I downed Jim and tasted Christine’s lips. she also wanted me to live

healthily, to ensure I remained around for more than three decades.

 

in all honesty, she might have been a good enough reason.

without her, I think three decades are too much.

 

sinking down Jim and Jack and Wild Turkey and Four Roses and rotgut,

no money for Maker’s Mark. hoping to go the same way as Hank and Dylan.

 

only without their fame; perhaps, they’ll be waiting at the Bar.


 

 

a black line

 

 

Drunk in the Rain

 

during one of the many storms, trying

to get back home, drunk beyond the mind’s capacity.

once more

frustrated for the choices made (or not made), missing

the one true embrace from yesteryears lost in heated spoons.

 

cursing at drivers, hailing cabs and swearing at the

scared drivers speeding away. flipping the bird to everyone,

trying to pick up fights with soulless bastards not wishing

to engage in pointlessness.

 

as the rain falls hard, clothes soaked, hair greasy,

water dripping down from the unkempt beard.

 

nowhere to go, there’s no real place to call home;

the dark room once housing love, passion, and vices

is now gone, someone else resides between the four deaf walls

that witnessed it all, silently.

 

longing for the bed whereupon she slept, sitting down at the cold, wet

pavement, trying to roll a cigarette with wet papers, shaky hands,

and blurry vision. nothing comes out of it, a mashed up cigarette

a drag from which brings forth the urge to vomit.

 

myriads of nights spent like this, in other streets, foreign cities,

familiar state of mind, loathing everything around me,

and especially everything within me. desperate for

the warm embrace I lost too many years ago to the heartless spike.

 

no dreams of improving, of changing; no reason, no need,

no desire. drunk in the nights, hangover every morning,

struggling to get by, money just enough for the nightly drinks,

 

they all urge me to change, to become a better person,

trying to convince me I have all the tools to make it.

 

I don’t care, nor do I believe their nicely told lies.
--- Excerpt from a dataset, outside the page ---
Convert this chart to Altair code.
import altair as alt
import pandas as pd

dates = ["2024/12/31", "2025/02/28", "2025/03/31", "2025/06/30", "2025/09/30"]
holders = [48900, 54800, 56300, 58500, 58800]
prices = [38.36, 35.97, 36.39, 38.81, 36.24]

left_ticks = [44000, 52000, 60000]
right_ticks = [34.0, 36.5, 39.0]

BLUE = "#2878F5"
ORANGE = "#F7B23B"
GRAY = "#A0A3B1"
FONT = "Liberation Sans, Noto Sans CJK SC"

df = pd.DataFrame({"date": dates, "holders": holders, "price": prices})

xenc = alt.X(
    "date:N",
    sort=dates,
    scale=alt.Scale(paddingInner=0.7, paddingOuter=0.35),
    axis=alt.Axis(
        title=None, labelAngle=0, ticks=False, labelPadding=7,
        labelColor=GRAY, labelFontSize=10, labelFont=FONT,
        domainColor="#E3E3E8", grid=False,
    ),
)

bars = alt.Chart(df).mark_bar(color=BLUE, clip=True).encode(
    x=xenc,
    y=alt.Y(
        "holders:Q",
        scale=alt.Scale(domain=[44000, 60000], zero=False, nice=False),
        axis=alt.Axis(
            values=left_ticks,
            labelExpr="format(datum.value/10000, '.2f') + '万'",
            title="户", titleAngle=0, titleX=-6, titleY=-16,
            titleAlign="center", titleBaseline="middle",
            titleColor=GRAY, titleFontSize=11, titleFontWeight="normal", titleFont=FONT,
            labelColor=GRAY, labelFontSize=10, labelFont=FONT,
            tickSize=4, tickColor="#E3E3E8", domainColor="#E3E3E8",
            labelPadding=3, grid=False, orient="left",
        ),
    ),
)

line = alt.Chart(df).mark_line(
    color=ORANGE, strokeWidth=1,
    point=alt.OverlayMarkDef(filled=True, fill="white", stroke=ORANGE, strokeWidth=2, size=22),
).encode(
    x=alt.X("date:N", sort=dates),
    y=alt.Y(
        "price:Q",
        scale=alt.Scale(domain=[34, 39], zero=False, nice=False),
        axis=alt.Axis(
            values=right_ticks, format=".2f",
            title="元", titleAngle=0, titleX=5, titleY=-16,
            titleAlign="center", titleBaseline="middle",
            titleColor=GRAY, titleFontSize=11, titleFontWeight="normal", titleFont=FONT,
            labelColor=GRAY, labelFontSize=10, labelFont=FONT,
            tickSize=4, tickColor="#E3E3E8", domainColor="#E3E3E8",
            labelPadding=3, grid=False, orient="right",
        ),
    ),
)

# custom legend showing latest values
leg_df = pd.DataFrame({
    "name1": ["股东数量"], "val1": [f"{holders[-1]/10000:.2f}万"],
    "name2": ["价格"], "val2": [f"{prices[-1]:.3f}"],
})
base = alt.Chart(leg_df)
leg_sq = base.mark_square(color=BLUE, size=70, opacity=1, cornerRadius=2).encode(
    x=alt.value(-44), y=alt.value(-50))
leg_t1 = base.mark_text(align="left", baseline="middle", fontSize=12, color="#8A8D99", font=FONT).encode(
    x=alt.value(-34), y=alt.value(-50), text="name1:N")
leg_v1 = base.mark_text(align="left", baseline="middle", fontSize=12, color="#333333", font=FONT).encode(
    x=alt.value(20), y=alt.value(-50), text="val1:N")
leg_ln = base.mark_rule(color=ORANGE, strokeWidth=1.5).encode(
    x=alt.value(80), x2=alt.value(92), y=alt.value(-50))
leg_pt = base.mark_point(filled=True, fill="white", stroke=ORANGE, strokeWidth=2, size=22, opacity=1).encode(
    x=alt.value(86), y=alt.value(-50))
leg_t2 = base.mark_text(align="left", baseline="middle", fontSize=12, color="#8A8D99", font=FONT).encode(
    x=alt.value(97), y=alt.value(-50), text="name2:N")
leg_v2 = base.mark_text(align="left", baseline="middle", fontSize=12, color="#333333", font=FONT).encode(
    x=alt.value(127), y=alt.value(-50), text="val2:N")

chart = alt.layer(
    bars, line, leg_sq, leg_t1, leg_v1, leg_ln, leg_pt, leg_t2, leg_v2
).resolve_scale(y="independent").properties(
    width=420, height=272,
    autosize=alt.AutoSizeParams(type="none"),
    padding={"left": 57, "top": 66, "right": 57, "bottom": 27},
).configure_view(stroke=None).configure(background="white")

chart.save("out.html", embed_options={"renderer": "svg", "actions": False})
another drink poured, drinking at home, away from the

idiots and the rainy streets. all alone,

listening to music and the echoes of whispering ghosts struggling to reach me.

 

I light a cigarette and sit back, rereading this awful poem that will

get too many rejection slips; it’s okay though. I’ve learned to live

with it, with everything. a long sip, my body’s warm, my mind slightly more numb.

 

nowhere near good drunk, too close to getting mean drunk again;

wonder what I’ll break tonight. I’ve nothing expensive, nothing of worth or value.

 

only memories, and they won’t be erased.


 

 

a black line

 

 

rolling down the hills

 

rolling down the hills like a ball of hay

taken by the wind,

 

reaching untouched towns and virgin plains, staring into

the continuum of time standing on the side,

 

a marvelous powerless god that sees the trajectories and

can’t change them; every day’s the same, it dawns with bacteria

coming to life in the oceans and the sun sets when the first men

climb off the trees and land on the moon.

 

driving through empty highways, wind rattles the windshield

and it’s freedom that bursts through the cracks. the neon sign

 

the guide, the sole star in the sky pinpoints to

the promised stool.

 

and the guardian angel takes a nap a moment before

the trucker loses control of the 12-wheeler.